Racing against a mid-May deadline for floor action, the House Ways and Means Committee's trade panel yesterday started writing a trade bill that appears likely to toughen existing laws and force the president to retaliate against unfair trade practices by other nations.
The subcommittee markup will continue today and tomorrow and the full committee is scheduled to work on the bill next week. Subcommittee Chairman Sam Gibbons (D-Fla.) said the committee will meet the deadline set by House Speaker Thomas P. O'Neill Jr. (D-Mass.) to bring trade legislation to the floor. To keep the pressure on, committee Chairman Dan Rostenkowski (D-Ill.) attended yesterday's markup.
The Reagan administration has decided not to support any trade bill this year out of concern that it would be highly protectionist. Many provisions of the trade subcommittee's draft bill cut into presidential discretion and broaden the definitions of unfair trade practices so much that the bill might face a presidential veto.
Congressmen from both parties want tough trade laws and a tightening of the president's discretionary powers in unfair trade cases because they feel the Reagan administration has not given enough help to domestic manufacturers hurt by imports.

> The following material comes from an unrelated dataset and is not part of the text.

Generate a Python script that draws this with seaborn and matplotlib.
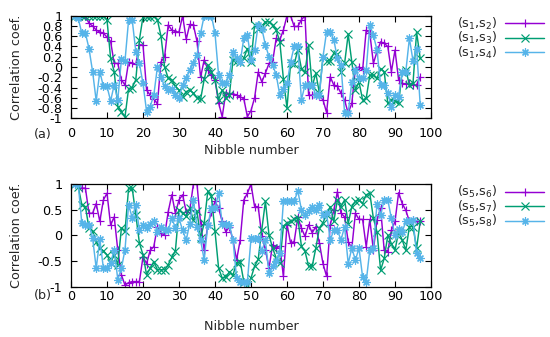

Rep. William Frenzel (R-Minn.), a longtime free-trader, offered a series of amendments, all defeated, that would have restored presidential prerogatives. "I am giving him the president discretion to do what he considers best," said Frenzel.
But Rostenkowski said that one Frenzel amendment "worries me" because it would bar presidential retaliation until a panel of the international agency that regulates world trade, the General Agreement on Tariffs and Trade (GATT), makes a ruling. "As far as I'm concerned," said Rostenkowski, "the last thing GATT does is make a decision."
The subcommittee quickly tied into the comprehensive bill a provision sponsored by Reps. Robert T. Matsui (D-Calif.) and Judd Gregg (R-N.H.) that would force the government to retaliate against countries that block sales of U.S. telecommunication products.